A state mandate to close public schools during the COVID-19 coronavirus pandemic has not decreased the emphasis on learning for New Albany-Plain Local School District students, according to Superintendent Michael Sawyers.

“Our 5,000 students will need to learn differently, (and) teachers and staff will need to work differently, but the learning will continue,” he said.

A sudden three-week closure to help contain the spread of the coronavirus was ordered by Gov. Mike DeWine on March 12 to begin at the end of the day March 16 – and it is an order DeWine has signaled could be extended beyond April 3.

Sawyers said the “aggressive” approach by DeWine was “necessary and welcomed,” given the public-health crisis.

“We must do everything we can as a society to keep everyone safe,” he said March 17. “The worst is yet to come, and everyone has a responsibility to do their part to help one another.”

Sawyers said the district’s leadership team had developed tools and resources enabling instruction to continue remotely via online learning and with other resources communicated by teachers.

Specifically, district leaders developed learning hubs on each school building website, with links to various learning tools, he said. Teachers also were directed to communicate via email, he said.
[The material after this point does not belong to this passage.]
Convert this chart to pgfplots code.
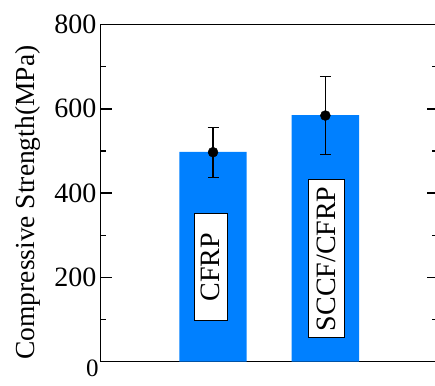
\documentclass[border=0pt]{standalone}
\usepackage{fontspec}
\setmainfont{Liberation Serif}[Ligatures=TeX]
\newfontfamily\tms{Liberation Serif}
\usepackage{pgfplots}
\pgfplotsset{compat=1.18}
\definecolor{barblue}{RGB}{0,128,255}
\begin{document}
\begin{tikzpicture}[font=\tms]
\path[use as bounding box] (-100.7pt,-23.3pt) rectangle (334.3pt,361.7pt);
\begin{axis}[
  at={(0pt,0pt)}, anchor=south west,
  scale only axis, width=337pt, height=337.2pt,
  xmin=0, xmax=3, ymin=0, ymax=800,
  xtick=\empty,
  ytick={0,200,400,600,800},
  yticklabels={,200,400,600,800},
  minor y tick num=1,
  tick align=inside, ytick pos=both,
  major tick length=11pt, minor tick length=5.5pt,
  axis line style={line width=1.5pt},
  every tick/.style={line width=1.4pt, black},
  yticklabel style={inner sep=0pt, xshift=-4pt, font=\tms\fontsize{28}{30}\selectfont},
  /pgf/number format/assume math mode=true,
  clip=false,
]
\addplot[ybar, bar width=0.6, bar shift=0pt, fill=barblue, draw=none] coordinates {(1,498) (2,585)};
\addplot[only marks, mark=*, mark size=5pt, black,
  error bars/.cd, y dir=both, y explicit,
  error bar style={line width=1.3pt, black},
  error mark options={rotate=90, mark size=5.5pt, line width=1.3pt, black}]
  coordinates {(1,497) += (0,59) -= (0,60) (2,584) += (0,92) -= (0,92)};
\node[rotate=90, draw=black, line width=0.8pt, fill=white, inner sep=0pt, minimum width=107pt, minimum height=33pt, font=\tms\fontsize{28}{30}\selectfont] at (axis cs:0.98,224) {CFRP};
\node[rotate=90, draw=black, line width=0.8pt, fill=white, inner sep=0pt, minimum width=158pt, minimum height=36.6pt, font=\tms\fontsize{28}{30}\selectfont] at (axis cs:2.01,244) {SCCF/CFRP};
\node[anchor=north east, inner sep=0pt, font=\tms\fontsize{25}{27}\selectfont] at ([xshift=-2pt,yshift=2pt]rel axis cs:0,0) {0};
\node[rotate=90, anchor=base, inner sep=0pt, font=\tms\fontsize{27.5}{30}\selectfont] at ([xshift=-65.7pt]rel axis cs:0,0.472) {Compressive Strength(MPa)};
\end{axis}
\end{tikzpicture}
\end{document}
Sawyers said the district issued devices to families that might not have access to them for online learning. When necessary, the district also provided resources to students unable to access the internet at home, he said.

Regarding standardized tests, district leaders were awaiting direction from the Ohio Department of Education, Sawyers said.

“It is possible given the situation that the department will seek a waiver from testing this year from the U.S. Department of Education,” he said.

Sawyers said he did not know whether students would need to make up school days. The district took the first of its five calamity days March 16 and began remote instruction March 19, he said.

“The number of days our students attend school exceeds the minimum number of hours required for state law,” he said.

The vast majority of district employees were assigned to work from home until further notice, Sawyers said. A few employees were designated as essential, such as those who daily check the buildings’ mechanical systems.

If any meals are needed, district spokesman Patrick Gallaway said, leaders have directed families to the New Albany Food Pantry, and they have provided any cafeteria food that could be transported safely to the pantry.

The quick actions of Sawyers, the district’s leadership team and staff members to make remote learning available to students was impressive, said New Albany school board President John McClelland.

“They have gone the extra mile to make sure that all students will have access to either technology or materials to support this effort,” he said.

Although the situation is challenging, community members need to support each other, McClelland said.

“We hope that it is short-lived, rather than long, but I am also confident that our administration, staff and students can do this,” he said.